About a week and a half ago, I noted on these pages that stocks had finally delivered a long-awaited correction, and that the big surprise would turn out to be not the depth of the fall, but its brevity. In fact, since that write-up the S&P 500 has posted gains in 6 of 8 sessions, regained the 65DMA, and is now flirting with a new, bull market high. All the typical indicators within my cycle analysis techniques confirm March 16th as an intermediate low, so the task now turns to spotting a top.
Unfortunately, cycle analysis does not provide any direct tools for spotting tops, but we can combine cycle analysis with more traditional technical tools. Consider the large basing pattern formed by the SPX in 2010:
Regular readers are familiar with my distaste for targets, but I do like to keep pattern projections in mind in order to get a feel for what other traders are watching. And such tools can be useful in combination with cycle analysis. If, for example, stocks were flirting with SPX 1450 late in a daily cycle (when there is a higher chance of seeing a decline into a low), a trader could initiate a short position with a close stop just above the pattern projection.
In fact, such a setup would be well worth the risk, in my opinion, because stocks are due for a 4-year cycle low sometime between late 2012 and early 2013. The declines into those lows tend to last at least 15 months, and so should start sometime this year. In other words, a trader would have a chance at catching a rather significant top for stock prices.

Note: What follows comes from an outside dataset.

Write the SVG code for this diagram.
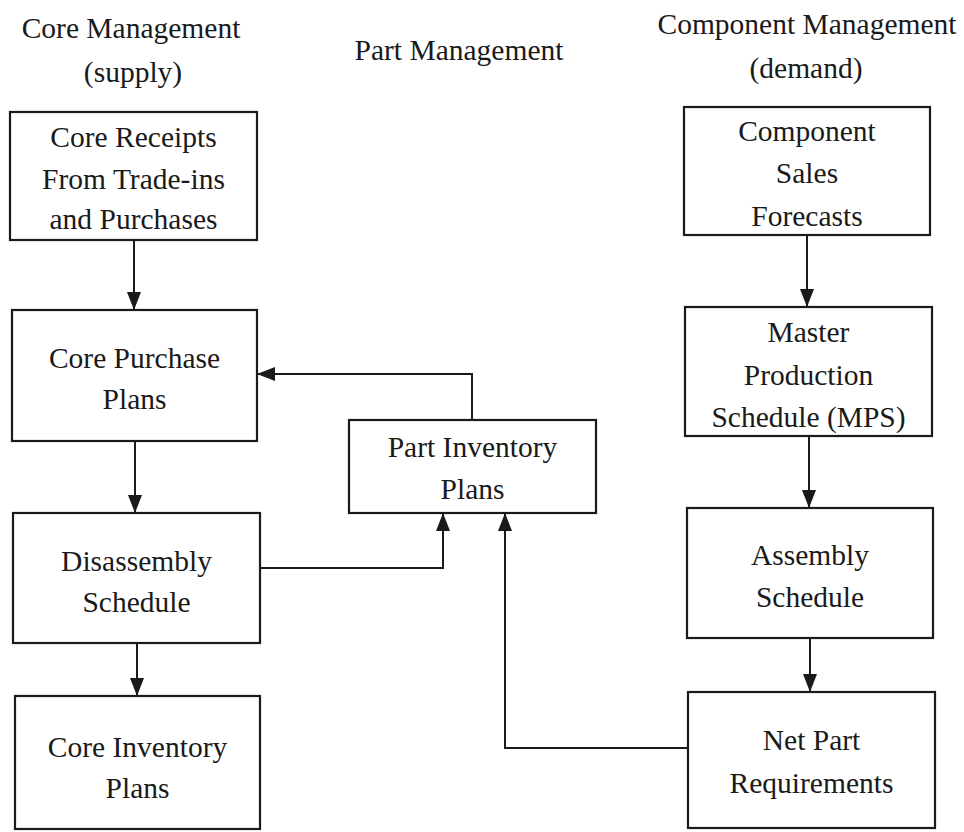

The action in gold is still conducive to seeing a rather spectacular run conclude in the first half of this year. Presently, gold sits very early in a daily cycle and should see another spurt higher commence any day now. In fact, a consolidation pattern in silver supports this notion:
Given the earlier stage of gold's daily cycle, I expect the resolution of silver's consolidation pattern to be considerably more positive than the last.